Private collectors can be of considerable value to sound archives. They can often spend much more time searching flea markets, antique shops and other sources for old records than can the professional sound archivist and they are usually willing to sell, exchange or lend their material.

But how much are old records worth? So far there is no market for old records comparable to the market for old books, stamps and certain antiquities. In some specialized fields, such as operatic singing and jazz, there is an established network of mail auctions, dealers and specialist shops and in such fields it is also possible to speak of established prices. But in general the prices of old records are much lower than the prices of old books of comparable rarity. I have purchased hundreds of interesting historical recordings dating from 1900 to 1950 for prices ranging from $0.50 to $5 (US). Even well-known collectors' items can often be bought for prices ranging from $10 to S25. There are records that might sell for a hundred dollars or more, but they are few in number and specialists in these fields could easily list them. 2 I am mentioning these figures because the absence of established prices sometimes makes the uninitiated think that any old record must be tremendously valuable just because it is old. A record by a famous singer like Caruso must surely be worth a lot! In fact Caruso's records sold so well in their time that they are still quite common and, with a few rare exceptions, can be purchased from specialists at very reasonable prices.

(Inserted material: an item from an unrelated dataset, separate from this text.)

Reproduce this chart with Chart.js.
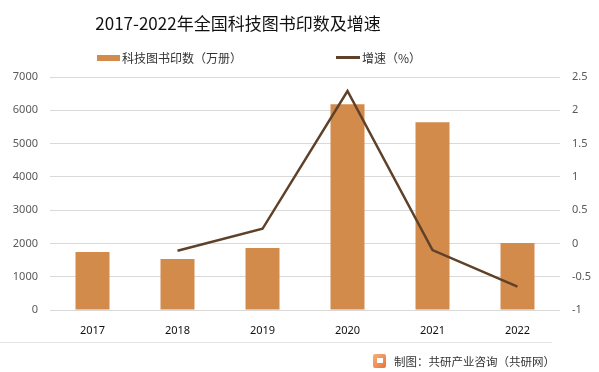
<!DOCTYPE html>
<html lang="zh">
<head>
<meta charset="UTF-8">
<title>2017-2022年全国科技图书印数及增速</title>
<script src="https://cdn.jsdelivr.net/npm/chart.js"></script>
<style>
  body { margin: 0; background: #fff; font-family: "Noto Sans CJK SC", "Noto Sans", sans-serif; }
  .wrap { position: relative; width: 599px; height: 372px; overflow: hidden; }
  #chart { position: absolute; left: 0; top: 0; }
  .title { position: absolute; left: 0; width: 476px; top: 10px; text-align: center; font-size: 17px; color: #111; }
  .legend { position: absolute; top: 49px; font-size: 12px; color: #333; display: flex; align-items: center; }
  .legend .box { width: 23px; height: 6px; background: #d38b4c; margin-right: 2px; }
  .legend .ln { width: 24px; height: 3px; background: #5e4128; margin-right: 2px; }
  .sep { position: absolute; left: 0; top: 342px; width: 552px; height: 1px; background: #e3e3e3; }
  .source { position: absolute; left: 373px; top: 353px; font-size: 11.5px; color: #333; display: flex; align-items: center; }
  .logo { width: 13px; height: 14px; background: linear-gradient(135deg, #f7b07a, #e8743b); border-radius: 2px; margin-right: 8px; position: relative; }
  .logo::after { content: ""; position: absolute; left: 4px; top: 4px; width: 6px; height: 5px; background: #fff; }
</style>
</head>
<body>
<div class="wrap">
  <canvas id="chart" width="599" height="372"></canvas>
  <div class="title">2017-2022年全国科技图书印数及增速</div>
  <div class="legend" style="left:97px"><span class="box"></span>科技图书印数（万册）</div>
  <div class="legend" style="left:336px"><span class="ln"></span>增速（%）</div>
  <div class="sep"></div>
  <div class="source"><span class="logo"></span>制图：共研产业咨询（共研网）</div>
</div>
<script>
const years = ["2017", "2018", "2019", "2020", "2021", "2022"];
const printCounts = [1740, 1530, 1860, 6180, 5640, 2010];
const growthRates = [null, -0.11, 0.22, 2.29, -0.10, -0.65];
const leftTicks = [0, 1000, 2000, 3000, 4000, 5000, 6000, 7000];
const rightTicks = [-1, -0.5, 0, 0.5, 1, 1.5, 2, 2.5];

const tickFont = { family: "'Noto Sans', sans-serif", size: 11 };

new Chart(document.getElementById("chart"), {
  data: {
    labels: years,
    datasets: [
      {
        type: "line",
        label: "增速（%）",
        data: growthRates,
        yAxisID: "y2",
        borderColor: "#5e4128",
        borderWidth: 2.5,
        pointRadius: 0,
        tension: 0,
        order: 0
      },
      {
        type: "bar",
        label: "科技图书印数（万册）",
        data: printCounts,
        yAxisID: "y",
        backgroundColor: "#d38b4c",
        categoryPercentage: 1,
        barPercentage: 0.4,
        order: 1
      }
    ]
  },
  options: {
    responsive: false,
    animation: false,
    layout: { padding: { left: 0, right: 0, top: 77, bottom: 30 } },
    plugins: { legend: { display: false }, tooltip: { enabled: false } },
    scales: {
      x: {
        grid: { display: false },
        border: { display: false },
        ticks: { color: "#111", font: tickFont, padding: 6 },
        afterFit: s => { s.height = 32; }
      },
      y: {
        position: "left",
        min: 0, max: 7000,
        afterBuildTicks: s => { s.ticks = leftTicks.map(v => ({ value: v })); },
        grid: { color: "#d9d9d9", drawTicks: false },
        border: { display: false },
        ticks: { color: "#595959", font: tickFont, padding: 12, callback: v => String(v) },
        afterFit: s => { s.width = 50; }
      },
      y2: {
        position: "right",
        min: -1, max: 2.5,
        afterBuildTicks: s => { s.ticks = rightTicks.map(v => ({ value: v })); },
        ticks: { color: "#595959", font: tickFont, padding: 12, callback: v => String(v) },
        grid: { display: false, drawTicks: false },
        border: { display: false },
        afterFit: s => { s.width = 39; }
      }
    }
  }
});
</script>
</body>
</html>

The absence of an international collectors' market has tended to keep prices down, but it also makes finding some records very difficult. If I am looking for original US jazz records from the 1920s or German opera singers of the 1930s, I know dozens of people through whom my needs may be met. But if I am interested in finding African recordings made before the Second World War or other items which are not generally collected, I can only hopefully pass the word around to fellow collectors, ask archives in various countries or hope for a lucky find in the flea markets of some large city with an African population. The situation being as it is, I would advise all sound archivists to establish good relations with private collectors.

  1. Racy, A.J. 'Record industry and Egyptian traditional music, 1904-1932' in Ethnomusicology Vol.20, No.1; 1976
  2. 1915-1965 American Premium Record Guide published by L.R. Docks (P.O.Box 13685, San Antonio, Texas 78213) gives estimated prices of several thousand US jazz, blues, country and popular records. The prices range from $3.00 to $100.00 or more with the majority being under $10.00. Please note, however, that there are thousands of records in these categories which are not listed in the book because their value would be less than $3.00.